[Start]

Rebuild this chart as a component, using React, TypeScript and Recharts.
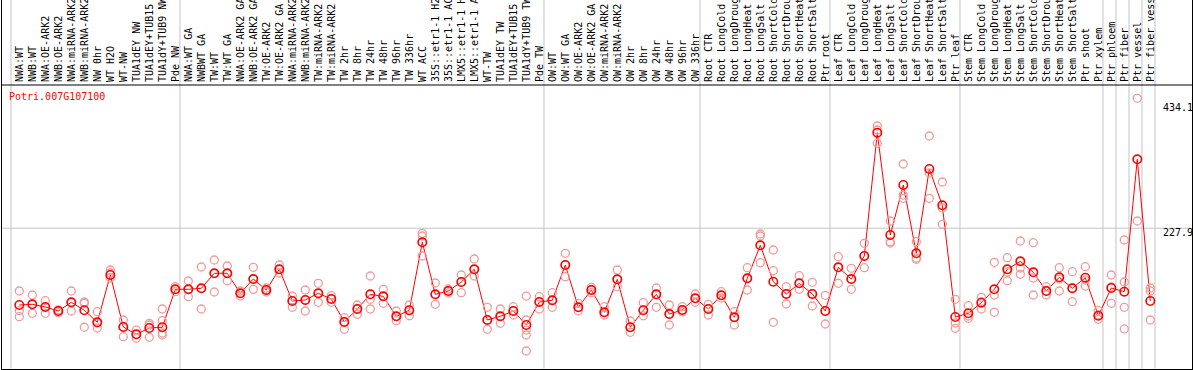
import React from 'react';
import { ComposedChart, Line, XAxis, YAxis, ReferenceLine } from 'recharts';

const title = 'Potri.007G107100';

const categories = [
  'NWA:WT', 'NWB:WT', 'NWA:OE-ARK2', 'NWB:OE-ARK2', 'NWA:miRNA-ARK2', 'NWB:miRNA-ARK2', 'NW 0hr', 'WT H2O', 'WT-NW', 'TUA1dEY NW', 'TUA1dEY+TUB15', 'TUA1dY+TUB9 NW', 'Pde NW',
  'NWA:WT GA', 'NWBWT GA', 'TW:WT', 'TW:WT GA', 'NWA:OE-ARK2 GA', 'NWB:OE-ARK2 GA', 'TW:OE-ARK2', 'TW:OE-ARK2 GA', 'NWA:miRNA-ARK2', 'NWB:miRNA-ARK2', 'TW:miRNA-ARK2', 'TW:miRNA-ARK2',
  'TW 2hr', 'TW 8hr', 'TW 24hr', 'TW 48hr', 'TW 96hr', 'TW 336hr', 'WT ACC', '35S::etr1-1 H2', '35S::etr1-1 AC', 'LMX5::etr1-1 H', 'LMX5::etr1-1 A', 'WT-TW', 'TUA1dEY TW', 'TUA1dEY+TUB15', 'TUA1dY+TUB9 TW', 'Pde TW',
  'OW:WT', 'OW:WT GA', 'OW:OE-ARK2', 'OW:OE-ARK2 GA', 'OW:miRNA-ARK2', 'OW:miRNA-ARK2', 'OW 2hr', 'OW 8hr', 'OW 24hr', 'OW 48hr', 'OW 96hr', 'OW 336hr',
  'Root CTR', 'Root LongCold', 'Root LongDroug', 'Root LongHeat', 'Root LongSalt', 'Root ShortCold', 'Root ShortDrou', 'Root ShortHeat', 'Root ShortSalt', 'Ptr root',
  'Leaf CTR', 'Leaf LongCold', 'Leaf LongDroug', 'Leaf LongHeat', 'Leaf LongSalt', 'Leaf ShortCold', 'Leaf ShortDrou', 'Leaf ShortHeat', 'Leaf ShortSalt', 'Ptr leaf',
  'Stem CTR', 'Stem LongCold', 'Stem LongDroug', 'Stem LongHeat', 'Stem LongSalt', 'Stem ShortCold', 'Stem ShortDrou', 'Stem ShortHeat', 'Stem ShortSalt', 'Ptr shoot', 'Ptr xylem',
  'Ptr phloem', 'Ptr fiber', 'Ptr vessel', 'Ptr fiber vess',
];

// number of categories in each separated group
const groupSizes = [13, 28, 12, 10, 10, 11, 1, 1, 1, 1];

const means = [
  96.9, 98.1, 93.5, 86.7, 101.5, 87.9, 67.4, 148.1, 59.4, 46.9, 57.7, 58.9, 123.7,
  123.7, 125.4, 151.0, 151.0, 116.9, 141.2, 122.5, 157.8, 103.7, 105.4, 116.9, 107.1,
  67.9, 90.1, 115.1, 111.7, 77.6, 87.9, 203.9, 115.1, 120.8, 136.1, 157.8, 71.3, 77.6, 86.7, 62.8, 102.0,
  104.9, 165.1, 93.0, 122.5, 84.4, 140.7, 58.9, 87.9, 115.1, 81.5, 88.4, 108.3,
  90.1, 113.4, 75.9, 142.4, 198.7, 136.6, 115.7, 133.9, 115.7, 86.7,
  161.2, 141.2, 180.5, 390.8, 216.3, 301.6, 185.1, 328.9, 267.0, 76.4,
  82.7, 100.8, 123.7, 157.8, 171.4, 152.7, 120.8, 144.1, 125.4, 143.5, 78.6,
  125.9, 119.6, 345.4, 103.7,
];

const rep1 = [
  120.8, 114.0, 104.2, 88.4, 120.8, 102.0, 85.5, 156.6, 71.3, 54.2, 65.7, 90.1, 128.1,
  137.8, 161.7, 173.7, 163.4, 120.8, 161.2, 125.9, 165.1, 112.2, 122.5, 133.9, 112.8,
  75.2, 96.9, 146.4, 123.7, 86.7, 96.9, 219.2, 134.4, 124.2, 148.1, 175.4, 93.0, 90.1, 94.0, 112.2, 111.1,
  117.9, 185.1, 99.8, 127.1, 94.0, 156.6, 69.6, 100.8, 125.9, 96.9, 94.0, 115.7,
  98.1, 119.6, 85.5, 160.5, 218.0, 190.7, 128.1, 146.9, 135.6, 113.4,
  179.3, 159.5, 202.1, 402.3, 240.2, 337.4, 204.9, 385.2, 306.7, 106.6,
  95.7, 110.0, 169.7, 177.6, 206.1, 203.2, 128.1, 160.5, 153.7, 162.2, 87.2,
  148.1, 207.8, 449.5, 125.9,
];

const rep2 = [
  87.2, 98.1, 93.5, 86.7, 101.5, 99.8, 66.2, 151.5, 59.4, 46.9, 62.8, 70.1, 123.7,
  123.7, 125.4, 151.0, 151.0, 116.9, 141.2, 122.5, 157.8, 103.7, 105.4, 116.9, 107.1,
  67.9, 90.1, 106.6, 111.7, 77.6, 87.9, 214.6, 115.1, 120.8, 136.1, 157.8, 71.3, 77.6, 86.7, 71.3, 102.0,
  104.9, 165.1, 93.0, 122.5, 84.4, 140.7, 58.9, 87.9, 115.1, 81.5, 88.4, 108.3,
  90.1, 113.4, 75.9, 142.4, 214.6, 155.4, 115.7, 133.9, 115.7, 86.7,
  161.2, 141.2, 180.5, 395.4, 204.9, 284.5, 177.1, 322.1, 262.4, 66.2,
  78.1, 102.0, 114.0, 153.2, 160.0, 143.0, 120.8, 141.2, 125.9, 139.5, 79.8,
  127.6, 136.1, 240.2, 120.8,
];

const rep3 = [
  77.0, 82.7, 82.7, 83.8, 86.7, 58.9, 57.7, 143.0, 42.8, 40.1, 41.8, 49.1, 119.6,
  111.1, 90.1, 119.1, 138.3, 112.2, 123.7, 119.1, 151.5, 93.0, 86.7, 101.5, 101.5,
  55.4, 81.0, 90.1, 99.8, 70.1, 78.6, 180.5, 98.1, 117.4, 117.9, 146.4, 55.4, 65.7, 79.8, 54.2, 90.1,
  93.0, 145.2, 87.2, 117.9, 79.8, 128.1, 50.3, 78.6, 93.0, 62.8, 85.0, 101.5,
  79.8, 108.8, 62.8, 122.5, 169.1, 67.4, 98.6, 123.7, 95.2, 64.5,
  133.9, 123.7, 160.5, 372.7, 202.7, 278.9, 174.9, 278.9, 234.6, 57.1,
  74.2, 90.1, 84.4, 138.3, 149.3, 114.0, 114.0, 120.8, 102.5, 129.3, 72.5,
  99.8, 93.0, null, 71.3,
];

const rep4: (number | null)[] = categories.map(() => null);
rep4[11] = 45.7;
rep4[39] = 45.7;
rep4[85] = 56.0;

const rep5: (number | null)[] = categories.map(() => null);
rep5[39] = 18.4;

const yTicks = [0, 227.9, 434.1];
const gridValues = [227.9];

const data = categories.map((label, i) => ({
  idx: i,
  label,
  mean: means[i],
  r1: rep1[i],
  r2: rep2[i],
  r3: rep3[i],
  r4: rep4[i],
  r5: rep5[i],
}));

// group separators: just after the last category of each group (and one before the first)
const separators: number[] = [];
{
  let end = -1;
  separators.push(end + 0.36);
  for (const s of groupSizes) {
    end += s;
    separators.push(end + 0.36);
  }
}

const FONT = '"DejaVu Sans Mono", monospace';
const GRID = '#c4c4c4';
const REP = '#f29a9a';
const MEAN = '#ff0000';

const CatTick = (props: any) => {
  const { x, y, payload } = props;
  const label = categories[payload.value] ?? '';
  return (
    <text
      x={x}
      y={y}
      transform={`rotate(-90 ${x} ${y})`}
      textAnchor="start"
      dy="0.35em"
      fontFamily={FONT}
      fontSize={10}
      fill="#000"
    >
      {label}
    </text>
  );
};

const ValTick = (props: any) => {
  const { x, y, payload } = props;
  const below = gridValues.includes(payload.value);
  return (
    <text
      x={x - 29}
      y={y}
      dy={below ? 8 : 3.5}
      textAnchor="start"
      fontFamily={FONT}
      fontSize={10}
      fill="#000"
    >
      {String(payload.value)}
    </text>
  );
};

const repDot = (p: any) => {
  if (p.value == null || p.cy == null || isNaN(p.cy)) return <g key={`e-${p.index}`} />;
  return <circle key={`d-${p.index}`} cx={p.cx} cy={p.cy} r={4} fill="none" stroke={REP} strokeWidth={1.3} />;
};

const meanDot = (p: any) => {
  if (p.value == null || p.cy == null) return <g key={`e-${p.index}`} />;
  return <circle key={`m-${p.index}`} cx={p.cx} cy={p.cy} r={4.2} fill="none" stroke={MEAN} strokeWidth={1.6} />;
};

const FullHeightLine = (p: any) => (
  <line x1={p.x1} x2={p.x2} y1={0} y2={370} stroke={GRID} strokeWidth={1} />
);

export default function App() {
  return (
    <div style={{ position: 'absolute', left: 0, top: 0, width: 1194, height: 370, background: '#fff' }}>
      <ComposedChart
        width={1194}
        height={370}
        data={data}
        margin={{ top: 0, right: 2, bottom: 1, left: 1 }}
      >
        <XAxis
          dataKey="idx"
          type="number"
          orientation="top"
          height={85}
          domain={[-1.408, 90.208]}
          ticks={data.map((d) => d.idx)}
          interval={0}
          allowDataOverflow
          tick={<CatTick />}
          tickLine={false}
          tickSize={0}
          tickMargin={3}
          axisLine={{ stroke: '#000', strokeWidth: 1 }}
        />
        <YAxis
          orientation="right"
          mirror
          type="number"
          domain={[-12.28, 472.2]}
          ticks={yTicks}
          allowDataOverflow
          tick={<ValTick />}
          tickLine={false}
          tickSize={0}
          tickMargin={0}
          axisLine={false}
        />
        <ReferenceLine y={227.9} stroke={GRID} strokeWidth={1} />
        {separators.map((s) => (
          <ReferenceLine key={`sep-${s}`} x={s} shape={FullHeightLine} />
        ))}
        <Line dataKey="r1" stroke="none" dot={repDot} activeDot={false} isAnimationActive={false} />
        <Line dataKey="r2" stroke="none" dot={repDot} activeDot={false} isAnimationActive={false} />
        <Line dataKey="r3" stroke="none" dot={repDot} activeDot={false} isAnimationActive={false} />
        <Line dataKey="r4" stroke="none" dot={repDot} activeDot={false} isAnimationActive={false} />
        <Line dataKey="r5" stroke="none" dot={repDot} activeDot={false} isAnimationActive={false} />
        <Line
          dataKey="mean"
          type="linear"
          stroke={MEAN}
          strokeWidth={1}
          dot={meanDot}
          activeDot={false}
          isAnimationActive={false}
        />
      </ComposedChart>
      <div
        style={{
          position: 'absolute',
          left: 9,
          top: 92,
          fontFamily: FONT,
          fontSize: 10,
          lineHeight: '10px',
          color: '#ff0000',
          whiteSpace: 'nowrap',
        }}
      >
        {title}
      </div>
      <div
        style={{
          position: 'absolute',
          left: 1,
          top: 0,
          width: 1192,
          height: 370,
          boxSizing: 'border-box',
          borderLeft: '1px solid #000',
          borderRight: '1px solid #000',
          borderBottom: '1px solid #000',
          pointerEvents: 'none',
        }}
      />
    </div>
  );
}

[End]
[Start]

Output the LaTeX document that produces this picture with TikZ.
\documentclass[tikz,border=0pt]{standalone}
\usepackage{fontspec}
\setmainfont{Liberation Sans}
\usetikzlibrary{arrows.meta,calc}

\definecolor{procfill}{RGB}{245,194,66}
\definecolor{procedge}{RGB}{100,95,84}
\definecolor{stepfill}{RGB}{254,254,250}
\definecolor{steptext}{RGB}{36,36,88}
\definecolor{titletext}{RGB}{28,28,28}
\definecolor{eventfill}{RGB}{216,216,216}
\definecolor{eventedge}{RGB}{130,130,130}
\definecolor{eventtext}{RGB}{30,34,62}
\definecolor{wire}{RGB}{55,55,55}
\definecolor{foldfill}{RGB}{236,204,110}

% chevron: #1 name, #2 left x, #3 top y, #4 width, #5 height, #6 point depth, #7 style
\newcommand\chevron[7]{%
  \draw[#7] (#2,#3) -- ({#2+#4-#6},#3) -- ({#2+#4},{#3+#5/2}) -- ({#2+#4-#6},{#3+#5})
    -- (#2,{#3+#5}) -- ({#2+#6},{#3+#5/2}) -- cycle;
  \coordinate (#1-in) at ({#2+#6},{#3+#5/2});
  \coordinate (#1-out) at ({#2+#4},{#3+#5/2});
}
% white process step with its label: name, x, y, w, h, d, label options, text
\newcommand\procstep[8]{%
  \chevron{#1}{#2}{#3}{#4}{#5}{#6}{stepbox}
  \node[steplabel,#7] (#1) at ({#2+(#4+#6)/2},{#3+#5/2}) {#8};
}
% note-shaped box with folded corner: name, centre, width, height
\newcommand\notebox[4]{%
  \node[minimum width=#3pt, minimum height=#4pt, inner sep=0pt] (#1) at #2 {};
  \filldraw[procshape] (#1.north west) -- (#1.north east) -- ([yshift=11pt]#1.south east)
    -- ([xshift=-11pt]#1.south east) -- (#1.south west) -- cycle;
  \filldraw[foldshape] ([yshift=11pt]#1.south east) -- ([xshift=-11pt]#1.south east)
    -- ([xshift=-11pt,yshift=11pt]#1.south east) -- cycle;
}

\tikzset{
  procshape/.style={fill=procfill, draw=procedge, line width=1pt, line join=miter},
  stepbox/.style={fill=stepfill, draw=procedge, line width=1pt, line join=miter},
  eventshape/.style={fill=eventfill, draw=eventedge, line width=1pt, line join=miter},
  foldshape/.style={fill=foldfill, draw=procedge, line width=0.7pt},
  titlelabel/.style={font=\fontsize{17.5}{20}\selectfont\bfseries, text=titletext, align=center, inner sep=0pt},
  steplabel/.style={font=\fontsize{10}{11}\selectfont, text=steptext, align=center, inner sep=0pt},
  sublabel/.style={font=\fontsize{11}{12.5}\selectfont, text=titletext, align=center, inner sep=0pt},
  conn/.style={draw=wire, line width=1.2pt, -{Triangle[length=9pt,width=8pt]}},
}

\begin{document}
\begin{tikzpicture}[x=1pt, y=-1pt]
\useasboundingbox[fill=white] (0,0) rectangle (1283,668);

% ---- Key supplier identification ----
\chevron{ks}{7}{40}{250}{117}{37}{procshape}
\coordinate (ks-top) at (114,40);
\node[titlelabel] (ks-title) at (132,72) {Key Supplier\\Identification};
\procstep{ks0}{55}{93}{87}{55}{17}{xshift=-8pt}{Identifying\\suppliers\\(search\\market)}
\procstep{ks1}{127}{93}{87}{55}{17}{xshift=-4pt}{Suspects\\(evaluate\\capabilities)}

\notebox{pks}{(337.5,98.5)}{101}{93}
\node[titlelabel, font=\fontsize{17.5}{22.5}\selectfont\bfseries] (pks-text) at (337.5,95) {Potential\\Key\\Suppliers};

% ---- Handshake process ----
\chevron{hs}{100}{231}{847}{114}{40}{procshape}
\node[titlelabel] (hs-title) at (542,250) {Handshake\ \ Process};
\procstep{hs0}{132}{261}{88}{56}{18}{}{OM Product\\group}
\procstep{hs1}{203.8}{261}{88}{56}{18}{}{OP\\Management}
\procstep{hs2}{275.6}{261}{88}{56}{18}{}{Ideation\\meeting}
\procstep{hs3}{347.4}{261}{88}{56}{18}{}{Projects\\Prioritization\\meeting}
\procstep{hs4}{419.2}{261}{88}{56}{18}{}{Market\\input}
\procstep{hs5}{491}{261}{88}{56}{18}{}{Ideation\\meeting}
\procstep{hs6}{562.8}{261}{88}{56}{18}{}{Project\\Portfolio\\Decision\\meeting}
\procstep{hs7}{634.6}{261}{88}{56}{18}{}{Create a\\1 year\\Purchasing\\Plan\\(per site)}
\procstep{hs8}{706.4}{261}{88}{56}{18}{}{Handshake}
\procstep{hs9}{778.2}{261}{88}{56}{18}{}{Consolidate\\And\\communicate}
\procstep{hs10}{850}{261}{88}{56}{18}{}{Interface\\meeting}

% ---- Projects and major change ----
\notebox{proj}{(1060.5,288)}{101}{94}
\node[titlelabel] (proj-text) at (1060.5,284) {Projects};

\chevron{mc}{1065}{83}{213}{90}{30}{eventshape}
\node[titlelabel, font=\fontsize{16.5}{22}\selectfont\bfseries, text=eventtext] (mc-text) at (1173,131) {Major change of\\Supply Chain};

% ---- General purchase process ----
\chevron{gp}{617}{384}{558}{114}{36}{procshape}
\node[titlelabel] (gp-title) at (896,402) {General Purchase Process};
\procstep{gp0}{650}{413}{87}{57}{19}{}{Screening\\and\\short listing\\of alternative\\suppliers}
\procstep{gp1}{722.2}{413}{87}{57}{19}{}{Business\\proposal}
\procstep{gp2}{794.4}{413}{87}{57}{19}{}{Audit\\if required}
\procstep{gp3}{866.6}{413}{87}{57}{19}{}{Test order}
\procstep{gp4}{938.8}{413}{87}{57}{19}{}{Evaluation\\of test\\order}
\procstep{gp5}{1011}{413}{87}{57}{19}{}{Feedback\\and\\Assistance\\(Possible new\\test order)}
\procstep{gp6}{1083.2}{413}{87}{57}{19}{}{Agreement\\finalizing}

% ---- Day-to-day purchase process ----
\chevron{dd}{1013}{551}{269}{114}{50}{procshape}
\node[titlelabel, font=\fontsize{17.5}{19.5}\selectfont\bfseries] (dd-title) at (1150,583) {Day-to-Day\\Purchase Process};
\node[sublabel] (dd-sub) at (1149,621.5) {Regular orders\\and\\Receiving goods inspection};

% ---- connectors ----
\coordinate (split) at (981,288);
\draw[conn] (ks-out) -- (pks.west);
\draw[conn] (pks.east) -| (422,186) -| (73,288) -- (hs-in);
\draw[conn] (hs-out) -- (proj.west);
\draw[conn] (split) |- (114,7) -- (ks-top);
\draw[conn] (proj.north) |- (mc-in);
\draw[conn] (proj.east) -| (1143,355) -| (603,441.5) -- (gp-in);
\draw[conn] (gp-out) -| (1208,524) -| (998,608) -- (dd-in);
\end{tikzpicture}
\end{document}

[End]

» **Aim**: Using the entries above, extract exactly the lines from the one that contains "Rebuild this chart" through the one that contains "const title = 'Potri.007G107100';". Do not carry over any pictures.

» **Result for this task**:
Rebuild this chart as a component, using React, TypeScript and Recharts.
import React from 'react';
import { ComposedChart, Line, XAxis, YAxis, ReferenceLine } from 'recharts';

const title = 'Potri.007G107100';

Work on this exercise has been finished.